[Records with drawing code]
— Start —

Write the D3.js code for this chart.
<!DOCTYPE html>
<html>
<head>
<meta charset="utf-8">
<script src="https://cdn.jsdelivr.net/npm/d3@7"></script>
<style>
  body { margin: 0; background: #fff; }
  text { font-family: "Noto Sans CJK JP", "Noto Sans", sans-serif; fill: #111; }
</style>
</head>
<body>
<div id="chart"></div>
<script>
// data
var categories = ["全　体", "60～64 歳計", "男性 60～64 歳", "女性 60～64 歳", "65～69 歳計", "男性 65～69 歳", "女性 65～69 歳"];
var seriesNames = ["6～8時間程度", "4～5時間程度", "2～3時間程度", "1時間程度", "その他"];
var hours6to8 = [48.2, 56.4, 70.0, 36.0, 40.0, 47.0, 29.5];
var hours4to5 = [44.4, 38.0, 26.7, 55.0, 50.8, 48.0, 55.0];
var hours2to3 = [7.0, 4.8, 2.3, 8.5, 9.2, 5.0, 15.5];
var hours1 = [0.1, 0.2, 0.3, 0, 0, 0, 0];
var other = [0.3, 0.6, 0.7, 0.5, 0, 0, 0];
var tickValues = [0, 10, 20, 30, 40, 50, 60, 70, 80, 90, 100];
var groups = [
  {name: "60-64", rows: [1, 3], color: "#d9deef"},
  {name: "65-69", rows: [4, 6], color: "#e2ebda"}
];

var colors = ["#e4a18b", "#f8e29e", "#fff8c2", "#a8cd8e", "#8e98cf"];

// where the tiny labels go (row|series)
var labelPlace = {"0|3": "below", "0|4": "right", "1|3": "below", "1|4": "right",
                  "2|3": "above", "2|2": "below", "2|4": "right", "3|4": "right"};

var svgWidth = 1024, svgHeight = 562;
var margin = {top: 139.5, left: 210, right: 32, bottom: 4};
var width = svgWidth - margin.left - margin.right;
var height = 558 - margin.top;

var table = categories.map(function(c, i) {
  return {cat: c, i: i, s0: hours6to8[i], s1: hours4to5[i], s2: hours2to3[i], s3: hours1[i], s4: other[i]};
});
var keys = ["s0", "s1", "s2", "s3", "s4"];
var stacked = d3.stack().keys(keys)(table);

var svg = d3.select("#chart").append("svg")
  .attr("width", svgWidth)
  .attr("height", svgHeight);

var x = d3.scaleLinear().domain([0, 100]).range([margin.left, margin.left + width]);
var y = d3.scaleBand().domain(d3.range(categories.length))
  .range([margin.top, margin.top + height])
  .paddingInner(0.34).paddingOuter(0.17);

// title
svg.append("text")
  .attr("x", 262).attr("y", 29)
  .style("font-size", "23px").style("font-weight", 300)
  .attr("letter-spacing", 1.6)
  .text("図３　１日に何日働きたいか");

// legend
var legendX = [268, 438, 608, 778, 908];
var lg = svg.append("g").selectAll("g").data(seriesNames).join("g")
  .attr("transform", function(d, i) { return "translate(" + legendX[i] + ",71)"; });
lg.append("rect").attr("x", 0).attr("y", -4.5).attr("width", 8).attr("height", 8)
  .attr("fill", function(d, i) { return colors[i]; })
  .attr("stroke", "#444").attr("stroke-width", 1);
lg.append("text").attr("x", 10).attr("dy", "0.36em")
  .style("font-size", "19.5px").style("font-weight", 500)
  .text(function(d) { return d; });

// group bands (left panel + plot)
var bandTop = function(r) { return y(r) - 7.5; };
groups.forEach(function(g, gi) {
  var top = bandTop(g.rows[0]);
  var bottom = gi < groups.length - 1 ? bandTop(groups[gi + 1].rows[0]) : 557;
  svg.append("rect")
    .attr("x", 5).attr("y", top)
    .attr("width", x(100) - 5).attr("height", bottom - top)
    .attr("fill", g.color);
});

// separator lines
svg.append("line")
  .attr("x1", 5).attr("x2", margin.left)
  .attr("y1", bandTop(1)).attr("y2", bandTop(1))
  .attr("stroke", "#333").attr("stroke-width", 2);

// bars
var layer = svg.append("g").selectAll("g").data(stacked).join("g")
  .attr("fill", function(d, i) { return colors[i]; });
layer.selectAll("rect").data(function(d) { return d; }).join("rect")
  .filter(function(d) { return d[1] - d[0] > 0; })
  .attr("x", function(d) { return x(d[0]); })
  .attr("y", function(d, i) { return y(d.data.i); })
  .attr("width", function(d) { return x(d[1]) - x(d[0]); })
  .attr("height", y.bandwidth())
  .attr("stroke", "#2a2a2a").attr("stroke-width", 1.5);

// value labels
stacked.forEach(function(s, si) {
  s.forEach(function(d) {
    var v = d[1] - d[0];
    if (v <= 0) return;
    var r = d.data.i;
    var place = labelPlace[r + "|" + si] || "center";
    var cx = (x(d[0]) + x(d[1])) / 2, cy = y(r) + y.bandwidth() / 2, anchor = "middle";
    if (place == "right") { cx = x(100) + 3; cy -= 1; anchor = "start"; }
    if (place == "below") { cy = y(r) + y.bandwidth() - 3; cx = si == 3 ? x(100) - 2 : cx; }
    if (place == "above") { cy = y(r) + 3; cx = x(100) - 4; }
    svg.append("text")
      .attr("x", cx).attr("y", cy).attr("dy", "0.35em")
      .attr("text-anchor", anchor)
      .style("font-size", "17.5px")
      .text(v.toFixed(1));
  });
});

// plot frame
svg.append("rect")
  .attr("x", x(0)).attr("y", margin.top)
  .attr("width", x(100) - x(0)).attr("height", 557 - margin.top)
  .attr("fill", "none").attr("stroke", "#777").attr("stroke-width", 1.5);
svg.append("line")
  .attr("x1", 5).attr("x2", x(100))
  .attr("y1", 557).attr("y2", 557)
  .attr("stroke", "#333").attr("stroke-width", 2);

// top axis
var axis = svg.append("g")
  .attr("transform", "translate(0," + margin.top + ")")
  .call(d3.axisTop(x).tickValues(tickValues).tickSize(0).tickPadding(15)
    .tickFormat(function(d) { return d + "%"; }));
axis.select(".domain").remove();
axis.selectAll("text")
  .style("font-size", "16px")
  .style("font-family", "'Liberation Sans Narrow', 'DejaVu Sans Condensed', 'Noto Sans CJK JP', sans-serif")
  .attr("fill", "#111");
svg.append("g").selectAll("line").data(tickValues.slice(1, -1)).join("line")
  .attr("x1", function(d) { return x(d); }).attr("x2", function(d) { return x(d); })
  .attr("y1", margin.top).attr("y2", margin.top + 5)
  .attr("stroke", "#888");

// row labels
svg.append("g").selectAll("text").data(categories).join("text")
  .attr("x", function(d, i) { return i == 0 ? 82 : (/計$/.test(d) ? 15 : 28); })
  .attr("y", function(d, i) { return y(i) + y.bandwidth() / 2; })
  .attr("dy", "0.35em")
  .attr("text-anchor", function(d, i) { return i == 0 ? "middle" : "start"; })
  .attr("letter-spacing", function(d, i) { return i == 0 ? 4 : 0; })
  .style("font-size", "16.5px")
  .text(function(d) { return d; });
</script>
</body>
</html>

— End —
— Start —

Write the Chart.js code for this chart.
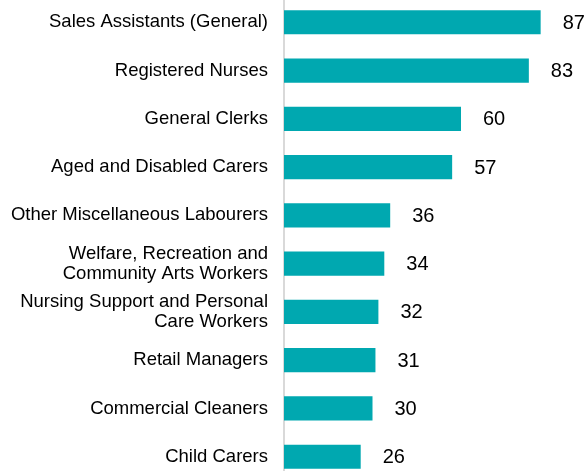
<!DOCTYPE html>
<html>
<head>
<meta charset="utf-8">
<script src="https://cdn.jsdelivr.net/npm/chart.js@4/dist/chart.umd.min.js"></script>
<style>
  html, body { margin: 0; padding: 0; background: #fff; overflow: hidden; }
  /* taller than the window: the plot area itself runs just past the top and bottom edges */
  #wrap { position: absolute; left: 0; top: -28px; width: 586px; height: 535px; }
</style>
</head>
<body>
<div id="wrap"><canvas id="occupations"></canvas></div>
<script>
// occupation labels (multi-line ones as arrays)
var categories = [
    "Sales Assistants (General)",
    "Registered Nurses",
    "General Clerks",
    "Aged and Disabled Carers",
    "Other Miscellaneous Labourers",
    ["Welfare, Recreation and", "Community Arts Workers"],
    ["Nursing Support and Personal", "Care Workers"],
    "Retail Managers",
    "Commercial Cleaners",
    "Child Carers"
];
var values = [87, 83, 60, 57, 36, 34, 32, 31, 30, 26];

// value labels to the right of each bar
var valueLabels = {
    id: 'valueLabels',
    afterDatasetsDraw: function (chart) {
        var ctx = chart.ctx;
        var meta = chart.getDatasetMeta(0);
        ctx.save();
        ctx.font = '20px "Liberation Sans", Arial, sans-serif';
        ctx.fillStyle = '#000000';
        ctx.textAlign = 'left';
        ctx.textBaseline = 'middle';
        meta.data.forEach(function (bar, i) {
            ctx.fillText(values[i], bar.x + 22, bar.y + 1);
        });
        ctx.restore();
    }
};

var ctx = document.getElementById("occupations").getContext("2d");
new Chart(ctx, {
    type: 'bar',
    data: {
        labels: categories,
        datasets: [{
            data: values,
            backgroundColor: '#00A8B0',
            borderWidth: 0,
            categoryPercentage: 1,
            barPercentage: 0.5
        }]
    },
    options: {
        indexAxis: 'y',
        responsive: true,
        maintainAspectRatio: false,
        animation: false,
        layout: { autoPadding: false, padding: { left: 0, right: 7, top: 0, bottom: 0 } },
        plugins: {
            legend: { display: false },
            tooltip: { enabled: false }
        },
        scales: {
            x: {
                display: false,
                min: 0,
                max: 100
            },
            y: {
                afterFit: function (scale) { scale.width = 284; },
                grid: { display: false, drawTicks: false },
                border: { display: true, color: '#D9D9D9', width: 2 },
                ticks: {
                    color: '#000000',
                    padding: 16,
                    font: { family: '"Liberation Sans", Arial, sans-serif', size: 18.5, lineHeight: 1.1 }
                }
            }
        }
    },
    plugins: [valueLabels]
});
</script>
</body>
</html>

— End —

Objective: Extract the lines of the preceding material that run from the line with "Write the D3.js code for this chart." through the line with "var stacked = d3.stack().keys(keys)(table);", inclusive, reproducing them exactly and adding nothing.

Output for this exercise:
Write the D3.js code for this chart.
<!DOCTYPE html>
<html>
<head>
<meta charset="utf-8">
<script src="https://cdn.jsdelivr.net/npm/d3@7"></script>
<style>
  body { margin: 0; background: #fff; }
  text { font-family: "Noto Sans CJK JP", "Noto Sans", sans-serif; fill: #111; }
</style>
</head>
<body>
<div id="chart"></div>
<script>
// data
var categories = ["全　体", "60～64 歳計", "男性 60～64 歳", "女性 60～64 歳", "65～69 歳計", "男性 65～69 歳", "女性 65～69 歳"];
var seriesNames = ["6～8時間程度", "4～5時間程度", "2～3時間程度", "1時間程度", "その他"];
var hours6to8 = [48.2, 56.4, 70.0, 36.0, 40.0, 47.0, 29.5];
var hours4to5 = [44.4, 38.0, 26.7, 55.0, 50.8, 48.0, 55.0];
var hours2to3 = [7.0, 4.8, 2.3, 8.5, 9.2, 5.0, 15.5];
var hours1 = [0.1, 0.2, 0.3, 0, 0, 0, 0];
var other = [0.3, 0.6, 0.7, 0.5, 0, 0, 0];
var tickValues = [0, 10, 20, 30, 40, 50, 60, 70, 80, 90, 100];
var groups = [
  {name: "60-64", rows: [1, 3], color: "#d9deef"},
  {name: "65-69", rows: [4, 6], color: "#e2ebda"}
];

var colors = ["#e4a18b", "#f8e29e", "#fff8c2", "#a8cd8e", "#8e98cf"];

// where the tiny labels go (row|series)
var labelPlace = {"0|3": "below", "0|4": "right", "1|3": "below", "1|4": "right",
                  "2|3": "above", "2|2": "below", "2|4": "right", "3|4": "right"};

var svgWidth = 1024, svgHeight = 562;
var margin = {top: 139.5, left: 210, right: 32, bottom: 4};
var width = svgWidth - margin.left - margin.right;
var height = 558 - margin.top;

var table = categories.map(function(c, i) {
  return {cat: c, i: i, s0: hours6to8[i], s1: hours4to5[i], s2: hours2to3[i], s3: hours1[i], s4: other[i]};
});
var keys = ["s0", "s1", "s2", "s3", "s4"];
var stacked = d3.stack().keys(keys)(table);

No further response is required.